## DIRECTIVE
Exactly repeat the material, dropping only the pictures.

◆ ◆ ◆

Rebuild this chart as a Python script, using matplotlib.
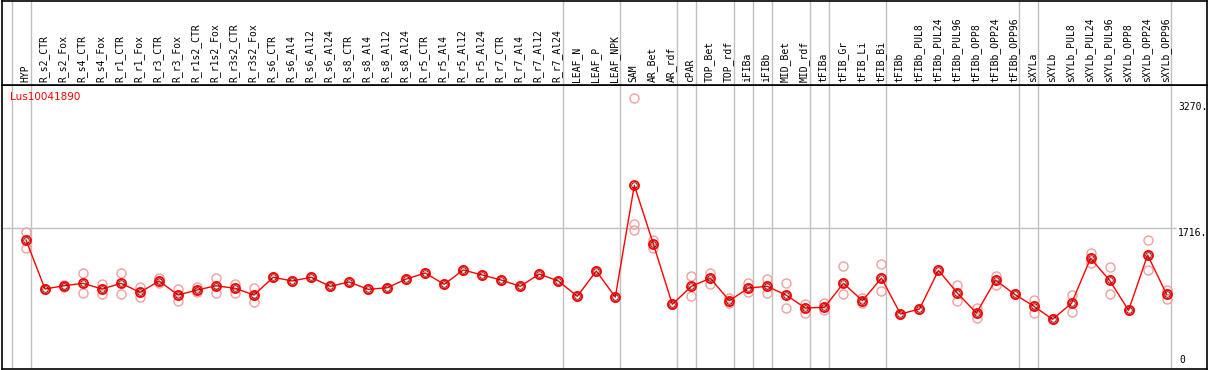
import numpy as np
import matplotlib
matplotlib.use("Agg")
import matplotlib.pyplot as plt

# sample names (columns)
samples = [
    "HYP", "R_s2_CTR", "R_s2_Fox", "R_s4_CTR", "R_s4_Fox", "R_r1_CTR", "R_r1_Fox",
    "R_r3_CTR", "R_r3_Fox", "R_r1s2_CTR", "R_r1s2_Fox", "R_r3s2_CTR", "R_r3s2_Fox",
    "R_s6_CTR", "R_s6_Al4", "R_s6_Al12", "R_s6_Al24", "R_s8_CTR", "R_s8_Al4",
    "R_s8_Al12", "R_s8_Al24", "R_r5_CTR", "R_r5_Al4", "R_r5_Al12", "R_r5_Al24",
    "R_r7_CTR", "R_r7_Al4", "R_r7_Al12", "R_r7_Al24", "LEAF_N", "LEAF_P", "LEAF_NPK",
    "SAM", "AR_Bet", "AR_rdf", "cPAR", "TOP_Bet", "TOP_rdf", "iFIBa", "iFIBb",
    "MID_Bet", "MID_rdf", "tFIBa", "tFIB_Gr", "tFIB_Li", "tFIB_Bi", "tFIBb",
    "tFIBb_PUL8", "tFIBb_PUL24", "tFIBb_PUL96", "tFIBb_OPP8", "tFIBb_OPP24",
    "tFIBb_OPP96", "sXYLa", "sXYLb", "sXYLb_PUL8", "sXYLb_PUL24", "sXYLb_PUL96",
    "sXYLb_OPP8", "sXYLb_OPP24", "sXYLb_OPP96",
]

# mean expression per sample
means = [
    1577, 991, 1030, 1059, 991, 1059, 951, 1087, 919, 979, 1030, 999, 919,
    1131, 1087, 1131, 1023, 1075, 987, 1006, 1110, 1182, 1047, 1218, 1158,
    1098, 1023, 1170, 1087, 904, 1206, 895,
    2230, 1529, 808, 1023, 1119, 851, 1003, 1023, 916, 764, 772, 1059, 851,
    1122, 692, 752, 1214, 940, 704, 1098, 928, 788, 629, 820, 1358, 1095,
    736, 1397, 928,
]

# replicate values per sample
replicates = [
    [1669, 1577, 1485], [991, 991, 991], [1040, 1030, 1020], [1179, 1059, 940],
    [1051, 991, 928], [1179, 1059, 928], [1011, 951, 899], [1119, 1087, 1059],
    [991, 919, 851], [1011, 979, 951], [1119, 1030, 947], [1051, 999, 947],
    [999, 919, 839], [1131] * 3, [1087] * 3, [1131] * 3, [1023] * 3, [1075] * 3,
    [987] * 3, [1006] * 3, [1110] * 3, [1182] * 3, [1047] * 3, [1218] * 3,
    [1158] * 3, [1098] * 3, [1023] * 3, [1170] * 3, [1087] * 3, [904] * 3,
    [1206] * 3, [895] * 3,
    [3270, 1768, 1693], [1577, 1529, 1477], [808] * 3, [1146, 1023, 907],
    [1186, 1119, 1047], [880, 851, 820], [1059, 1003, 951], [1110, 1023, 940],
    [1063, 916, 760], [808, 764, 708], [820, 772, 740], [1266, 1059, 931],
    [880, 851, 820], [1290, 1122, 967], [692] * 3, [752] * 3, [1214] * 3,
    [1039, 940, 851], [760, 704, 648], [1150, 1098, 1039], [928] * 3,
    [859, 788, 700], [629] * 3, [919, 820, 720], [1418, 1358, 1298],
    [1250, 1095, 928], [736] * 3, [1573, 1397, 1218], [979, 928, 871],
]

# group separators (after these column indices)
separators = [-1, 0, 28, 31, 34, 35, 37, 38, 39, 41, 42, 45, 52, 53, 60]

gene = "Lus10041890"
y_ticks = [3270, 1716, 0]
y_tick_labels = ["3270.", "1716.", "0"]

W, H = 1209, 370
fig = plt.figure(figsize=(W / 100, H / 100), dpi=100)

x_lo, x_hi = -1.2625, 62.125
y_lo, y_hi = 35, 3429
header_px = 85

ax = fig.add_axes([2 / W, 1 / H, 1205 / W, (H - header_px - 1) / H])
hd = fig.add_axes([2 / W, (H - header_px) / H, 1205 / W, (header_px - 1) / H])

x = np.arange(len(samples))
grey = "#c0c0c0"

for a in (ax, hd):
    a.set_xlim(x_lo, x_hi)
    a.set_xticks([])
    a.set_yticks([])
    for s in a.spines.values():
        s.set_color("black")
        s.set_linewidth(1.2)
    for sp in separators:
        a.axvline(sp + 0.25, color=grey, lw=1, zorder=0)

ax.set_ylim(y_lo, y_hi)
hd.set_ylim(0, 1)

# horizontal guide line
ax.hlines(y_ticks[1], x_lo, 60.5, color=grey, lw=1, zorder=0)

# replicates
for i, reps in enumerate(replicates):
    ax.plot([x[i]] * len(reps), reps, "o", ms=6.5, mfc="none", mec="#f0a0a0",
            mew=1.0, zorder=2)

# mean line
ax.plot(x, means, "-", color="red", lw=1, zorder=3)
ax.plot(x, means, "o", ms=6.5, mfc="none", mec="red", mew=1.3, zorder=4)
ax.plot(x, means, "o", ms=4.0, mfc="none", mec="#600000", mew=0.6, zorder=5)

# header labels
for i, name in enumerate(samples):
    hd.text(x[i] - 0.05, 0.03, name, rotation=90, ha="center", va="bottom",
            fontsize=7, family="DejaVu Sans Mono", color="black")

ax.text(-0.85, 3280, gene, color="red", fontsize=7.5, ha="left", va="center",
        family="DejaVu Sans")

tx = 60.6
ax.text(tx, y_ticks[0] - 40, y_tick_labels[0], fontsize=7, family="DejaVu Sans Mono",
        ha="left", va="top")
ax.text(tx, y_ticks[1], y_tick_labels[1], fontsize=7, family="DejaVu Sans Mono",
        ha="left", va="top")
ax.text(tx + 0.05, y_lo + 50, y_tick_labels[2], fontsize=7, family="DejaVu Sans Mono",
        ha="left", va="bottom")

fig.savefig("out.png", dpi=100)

◆ ◆ ◆

## RESULT FOR THIS EXERCISE
Rebuild this chart as a Python script, using matplotlib.
import numpy as np
import matplotlib
matplotlib.use("Agg")
import matplotlib.pyplot as plt

# sample names (columns)
samples = [
    "HYP", "R_s2_CTR", "R_s2_Fox", "R_s4_CTR", "R_s4_Fox", "R_r1_CTR", "R_r1_Fox",
    "R_r3_CTR", "R_r3_Fox", "R_r1s2_CTR", "R_r1s2_Fox", "R_r3s2_CTR", "R_r3s2_Fox",
    "R_s6_CTR", "R_s6_Al4", "R_s6_Al12", "R_s6_Al24", "R_s8_CTR", "R_s8_Al4",
    "R_s8_Al12", "R_s8_Al24", "R_r5_CTR", "R_r5_Al4", "R_r5_Al12", "R_r5_Al24",
    "R_r7_CTR", "R_r7_Al4", "R_r7_Al12", "R_r7_Al24", "LEAF_N", "LEAF_P", "LEAF_NPK",
    "SAM", "AR_Bet", "AR_rdf", "cPAR", "TOP_Bet", "TOP_rdf", "iFIBa", "iFIBb",
    "MID_Bet", "MID_rdf", "tFIBa", "tFIB_Gr", "tFIB_Li", "tFIB_Bi", "tFIBb",
    "tFIBb_PUL8", "tFIBb_PUL24", "tFIBb_PUL96", "tFIBb_OPP8", "tFIBb_OPP24",
    "tFIBb_OPP96", "sXYLa", "sXYLb", "sXYLb_PUL8", "sXYLb_PUL24", "sXYLb_PUL96",
    "sXYLb_OPP8", "sXYLb_OPP24", "sXYLb_OPP96",
]

# mean expression per sample
means = [
    1577, 991, 1030, 1059, 991, 1059, 951, 1087, 919, 979, 1030, 999, 919,
    1131, 1087, 1131, 1023, 1075, 987, 1006, 1110, 1182, 1047, 1218, 1158,
    1098, 1023, 1170, 1087, 904, 1206, 895,
    2230, 1529, 808, 1023, 1119, 851, 1003, 1023, 916, 764, 772, 1059, 851,
    1122, 692, 752, 1214, 940, 704, 1098, 928, 788, 629, 820, 1358, 1095,
    736, 1397, 928,
]

# replicate values per sample
replicates = [
    [1669, 1577, 1485], [991, 991, 991], [1040, 1030, 1020], [1179, 1059, 940],
    [1051, 991, 928], [1179, 1059, 928], [1011, 951, 899], [1119, 1087, 1059],
    [991, 919, 851], [1011, 979, 951], [1119, 1030, 947], [1051, 999, 947],
    [999, 919, 839], [1131] * 3, [1087] * 3, [1131] * 3, [1023] * 3, [1075] * 3,
    [987] * 3, [1006] * 3, [1110] * 3, [1182] * 3, [1047] * 3, [1218] * 3,
    [1158] * 3, [1098] * 3, [1023] * 3, [1170] * 3, [1087] * 3, [904] * 3,
    [1206] * 3, [895] * 3,
    [3270, 1768, 1693], [1577, 1529, 1477], [808] * 3, [1146, 1023, 907],
    [1186, 1119, 1047], [880, 851, 820], [1059, 1003, 951], [1110, 1023, 940],
    [1063, 916, 760], [808, 764, 708], [820, 772, 740], [1266, 1059, 931],
    [880, 851, 820], [1290, 1122, 967], [692] * 3, [752] * 3, [1214] * 3,
    [1039, 940, 851], [760, 704, 648], [1150, 1098, 1039], [928] * 3,
    [859, 788, 700], [629] * 3, [919, 820, 720], [1418, 1358, 1298],
    [1250, 1095, 928], [736] * 3, [1573, 1397, 1218], [979, 928, 871],
]

# group separators (after these column indices)
separators = [-1, 0, 28, 31, 34, 35, 37, 38, 39, 41, 42, 45, 52, 53, 60]

gene = "Lus10041890"
y_ticks = [3270, 1716, 0]
y_tick_labels = ["3270.", "1716.", "0"]

W, H = 1209, 370
fig = plt.figure(figsize=(W / 100, H / 100), dpi=100)

x_lo, x_hi = -1.2625, 62.125
y_lo, y_hi = 35, 3429
header_px = 85

ax = fig.add_axes([2 / W, 1 / H, 1205 / W, (H - header_px - 1) / H])
hd = fig.add_axes([2 / W, (H - header_px) / H, 1205 / W, (header_px - 1) / H])

x = np.arange(len(samples))
grey = "#c0c0c0"

for a in (ax, hd):
    a.set_xlim(x_lo, x_hi)
    a.set_xticks([])
    a.set_yticks([])
    for s in a.spines.values():
        s.set_color("black")
        s.set_linewidth(1.2)
    for sp in separators:
        a.axvline(sp + 0.25, color=grey, lw=1, zorder=0)

ax.set_ylim(y_lo, y_hi)
hd.set_ylim(0, 1)

# horizontal guide line
ax.hlines(y_ticks[1], x_lo, 60.5, color=grey, lw=1, zorder=0)

# replicates
for i, reps in enumerate(replicates):
    ax.plot([x[i]] * len(reps), reps, "o", ms=6.5, mfc="none", mec="#f0a0a0",
            mew=1.0, zorder=2)

# mean line
ax.plot(x, means, "-", color="red", lw=1, zorder=3)
ax.plot(x, means, "o", ms=6.5, mfc="none", mec="red", mew=1.3, zorder=4)
ax.plot(x, means, "o", ms=4.0, mfc="none", mec="#600000", mew=0.6, zorder=5)

# header labels
for i, name in enumerate(samples):
    hd.text(x[i] - 0.05, 0.03, name, rotation=90, ha="center", va="bottom",
            fontsize=7, family="DejaVu Sans Mono", color="black")

ax.text(-0.85, 3280, gene, color="red", fontsize=7.5, ha="left", va="center",
        family="DejaVu Sans")

tx = 60.6
ax.text(tx, y_ticks[0] - 40, y_tick_labels[0], fontsize=7, family="DejaVu Sans Mono",
        ha="left", va="top")
ax.text(tx, y_ticks[1], y_tick_labels[1], fontsize=7, family="DejaVu Sans Mono",
        ha="left", va="top")
ax.text(tx + 0.05, y_lo + 50, y_tick_labels[2], fontsize=7, family="DejaVu Sans Mono",
        ha="left", va="bottom")

fig.savefig("out.png", dpi=100)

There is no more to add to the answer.